HG Wells

H G Wells

HG Wells, one of the original founders of Diabetes UK, wrote more than a hundred books, fiction and non-fiction, including 'The Invisible Man', 'The War of the Worlds' and 'The Time Machine'. His futuristic, prophetic visions grappled with the profound choices faced by mankind in respect of science, technology, war and social order on a global scale.

While his novels are what he is most well-known for, Wells was also a journalist, sociologist, and historian. Such achievements are all the more admirable when set against his modest upbringing.

From humble beginnings

Born on 21 September, 1866 in Bromley, Kent, his father was a shopkeeper and a professional cricketer. His mother served from time to time as a housekeeper at the nearby estate of Uppark. His father’s business failed and Wells was apprenticed like his brothers to a draper, spending the years between 1880 and 1883 in Windsor and Southsea.

In 1883 Wells became a teacher and pupil at Midhurst Grammar School. Here he obtained a scholarship to the Normal School of Science in London where he studied biology under TH Huxley. His interest in these studies diminished, though, and in 1887 he left without a degree.

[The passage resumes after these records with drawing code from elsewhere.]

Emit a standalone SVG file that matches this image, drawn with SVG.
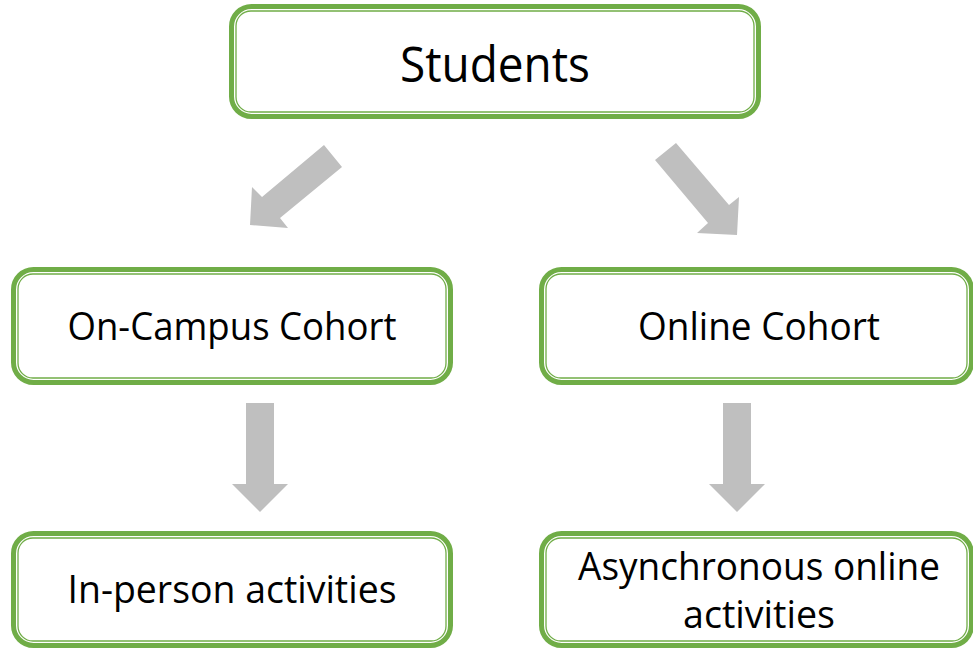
<svg xmlns="http://www.w3.org/2000/svg" width="973" height="648" viewBox="0 0 973 648">
<style>
.outer{fill:#fff;stroke:#70AD47;stroke-width:5}
.inner{fill:none;stroke:#70AD47;stroke-width:1.3}
.lbl{font-family:"Open Sans","Liberation Sans",sans-serif;font-size:39px;fill:#000;text-anchor:middle}
.big{font-size:49px}
.arrow{fill:#BFBFBF}
</style>
<rect width="973" height="648" fill="#fff"/>
<g id="students">
<rect class="outer" x="231.5" y="6.5" width="527" height="110" rx="20"/>
<rect class="inner" x="236" y="11" width="518" height="101" rx="15"/>
<text class="lbl big" x="495" y="82" textLength="190" lengthAdjust="spacingAndGlyphs">Students</text>
</g>
<g id="oncampus">
<rect class="outer" x="13.5" y="269.5" width="437" height="113" rx="20"/>
<rect class="inner" x="18" y="274" width="428" height="104" rx="15"/>
<text class="lbl" x="232" y="340" textLength="329" lengthAdjust="spacingAndGlyphs">On-Campus Cohort</text>
</g>
<g id="online">
<rect class="outer" x="541.5" y="269.5" width="430" height="113" rx="20"/>
<rect class="inner" x="546" y="274" width="421" height="104" rx="15"/>
<text class="lbl" x="759" y="340" textLength="242" lengthAdjust="spacingAndGlyphs">Online Cohort</text>
</g>
<g id="inperson">
<rect class="outer" x="13.5" y="533.5" width="437" height="112" rx="20"/>
<rect class="inner" x="18" y="538" width="428" height="103" rx="15"/>
<text class="lbl" x="232" y="603" textLength="329" lengthAdjust="spacingAndGlyphs">In-person activities</text>
</g>
<g id="async">
<rect class="outer" x="541.5" y="533.5" width="430" height="112" rx="20"/>
<rect class="inner" x="546" y="538" width="421" height="103" rx="15"/>
<text class="lbl" x="759" y="580" textLength="362" lengthAdjust="spacingAndGlyphs">Asynchronous online</text>
<text class="lbl" x="759" y="628" textLength="152" lengthAdjust="spacingAndGlyphs">activities</text>
</g>
<g id="connectors">
<polygon class="arrow" points="324,145 342,167 280,218 288,228 250,225 252,187 262,197"/>
<polygon class="arrow" points="676,143 729,205 739,197 737,235 697,233 708,223 655,160"/>
<polygon class="arrow" points="246,403 274,403 274,484 288,484 260,512 232,484 246,484"/>
<polygon class="arrow" points="723,403 751,403 751,484 765,484 737,512 709,484 723,484"/>
</g>
</svg>
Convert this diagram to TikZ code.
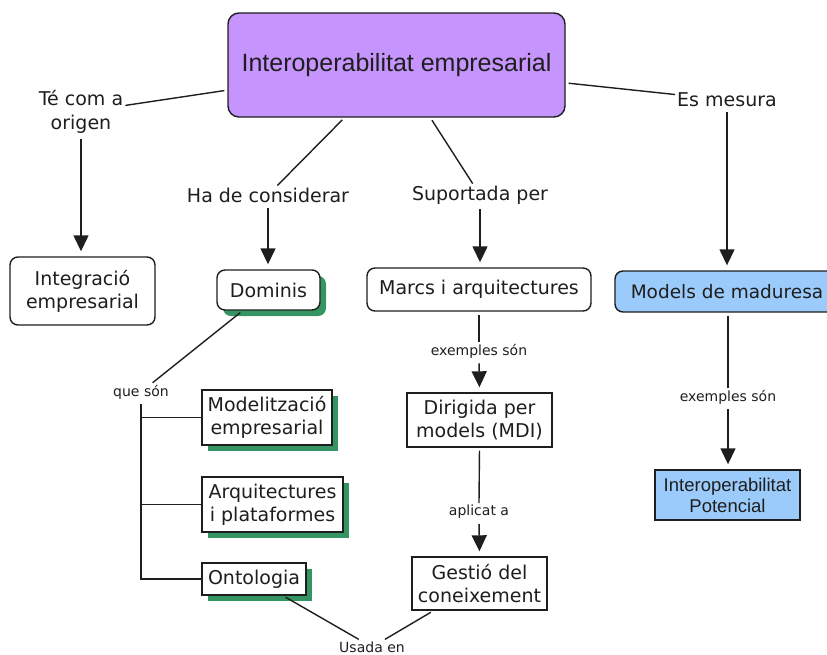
\documentclass[tikz,border=0pt]{standalone}
\usepackage{fontspec}
\setmainfont{DejaVu Sans}
\newfontfamily\arialf{Liberation Sans}
\usetikzlibrary{arrows.meta,shadows}
\definecolor{purp}{RGB}{197,148,252}
\definecolor{lblue}{RGB}{155,203,250}
\definecolor{shgreen}{RGB}{52,148,98}
\definecolor{ink}{RGB}{30,30,30}
\tikzset{
  boxfont/.style={font=\fontsize{19}{23}\selectfont},
  rbox/.style={draw=ink, line width=1.4pt, rounded corners=8pt, fill=white, align=center, inner sep=0pt, boxfont, text=ink},
  sbox/.style={draw=ink, line width=1.4pt, fill=white, align=center, inner sep=0pt, boxfont, text=ink},
  gshadow/.style={drop shadow={shadow xshift=6pt,shadow yshift=-6pt,fill=shgreen,opacity=1}},
  lab/.style={font=\fontsize{19}{24}\selectfont, align=center, inner sep=2pt, text=ink},
  slab/.style={font=\fontsize{14}{16}\selectfont, inner sep=2pt, text=ink},
  conn/.style={line width=1.4pt, draw=ink, shorten <=3pt},
  arr/.style={conn, -{Triangle[width=15pt,length=16pt]}, shorten >=5pt},
}
\begin{document}
\begin{tikzpicture}[x=1pt,y=-1pt]
\useasboundingbox (0,0) rectangle (827,654);
% main
\node[rbox, rounded corners=11pt, fill=purp, minimum width=337pt, minimum height=104pt,
      font=\arialf\fontsize{25}{30}\selectfont] (top) at (396.5,65) {Interoperabilitat empresarial};
% labels
\node[lab] (tecom) at (81,112) {Té com a\\origen};
\node[lab] (hade) at (268,195) {Ha de considerar};
\node[lab] (suport) at (480,195) {Suportada per};
\node[lab] (esmes) at (727,100) {Es mesura};
\node[slab] (queson) at (141,392) {que són};
\node[slab] (ex1) at (479,351) {exemples són};
\node[slab] (aplicat) at (479,512) {aplicat a};
\node[slab] (ex2) at (728,397) {exemples són};
\node[slab] (usada) at (372,647) {Usada en};
% concept boxes
\node[rbox, minimum width=145pt, minimum height=68pt] (integ) at (82.5,291) {Integració\\empresarial};
\node[rbox, gshadow, minimum width=103pt, minimum height=40pt] (dominis) at (268.5,290) {Dominis};
\node[rbox, minimum width=224pt, minimum height=43pt] (marcs) at (479,289.5) {Marcs i arquitectures};
\node[rbox, fill=lblue, minimum width=224pt, minimum height=41pt, font=\fontsize{18.5}{23}\selectfont] (models) at (727,291.5) {Models de maduresa};
\node[sbox, gshadow, minimum width=130pt, minimum height=55pt] (modelit) at (267,417.5) {Modelització\\empresarial};
\node[sbox, gshadow, minimum width=141pt, minimum height=55pt] (arquit) at (272.5,504.5) {Arquitectures\\i plataformes};
\node[sbox, gshadow, minimum width=104pt, minimum height=32pt] (onto) at (254,579) {Ontologia};
\node[sbox, minimum width=145pt, minimum height=54pt] (dirig) at (479.5,420) {Dirigida per\\models (MDI)};
\node[sbox, minimum width=135pt, minimum height=53pt] (gestio) at (479.5,583.5) {Gestió del\\coneixement};
\node[sbox, fill=lblue, minimum width=145pt, minimum height=50pt,
      font=\arialf\fontsize{18.5}{21}\selectfont] (potenc) at (727.5,495) {Interoperabilitat\\Potencial};
% connectors
\draw[conn] (top) -- (tecom);
\draw[arr] (tecom.south) -- (tecom.south |- integ.north);
\draw[conn] (top) -- (hade);
\draw[arr] (hade.south) -- (hade.south |- dominis.north);
\draw[conn] (top) -- (suport);
\draw[arr] (suport.south) -- (suport.south |- marcs.north);
\draw[conn] (top) -- (esmes);
\draw[arr] (esmes.south) -- (esmes.south |- models.north);
\draw[conn] (dominis) -- (queson);
\draw[conn] (queson.south) -- (queson.south |- onto.west) -- (onto.west);
\draw[conn, shorten <=0pt] (queson.south |- modelit.west) -- (modelit.west);
\draw[conn, shorten <=0pt] (queson.south |- arquit.west) -- (arquit.west);
\draw[conn] (marcs.south) -- (ex1.north);
\draw[arr] (ex1.south) -- (dirig.north);
\draw[conn] (dirig.south) -- (aplicat.north);
\draw[arr] (aplicat.south) -- (gestio.north);
\draw[conn] (models.south -| ex2.north) -- (ex2.north);
\draw[arr] (ex2.south) -- (ex2.south |- potenc.north);
\draw[conn] (onto) -- (usada);
\draw[conn] (gestio) -- (usada);
\end{tikzpicture}
\end{document}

From there he taught in private schools for four years, not taking his biology degree until 1890. The next year he settled in London, married his cousin Isabel and continued his career as a teacher in a correspondence college.

Political commentator

He enjoyed a more than effervescent love life and it is thought this may have prevented him from standing for Parliament -he was a staunch socialist and prominent political commentator who would have felt at home in the Commons. After some years Wells left Isabel for one of his brightest students, Amy Catherine. The pair married in 1895.

Memberships

He joined the Fabian Society in 1903, worked for the League of Nations in 1917, was the president of English PEN, the association of writers promoting liturature as a means of greater understanding between cultures, from 1933 to 1936, and was a co-founder of the Diabetic Association in 1934.

Diabetes diagnosis

Wells’s diagnosis of diabetes (distinctions of Type 1 and Type 2 did not exist then) came in his early 60s, around 1930, and led to him giving up his teaching career.  In July 1931 he became a private patient of the famous physician RD Lawrence.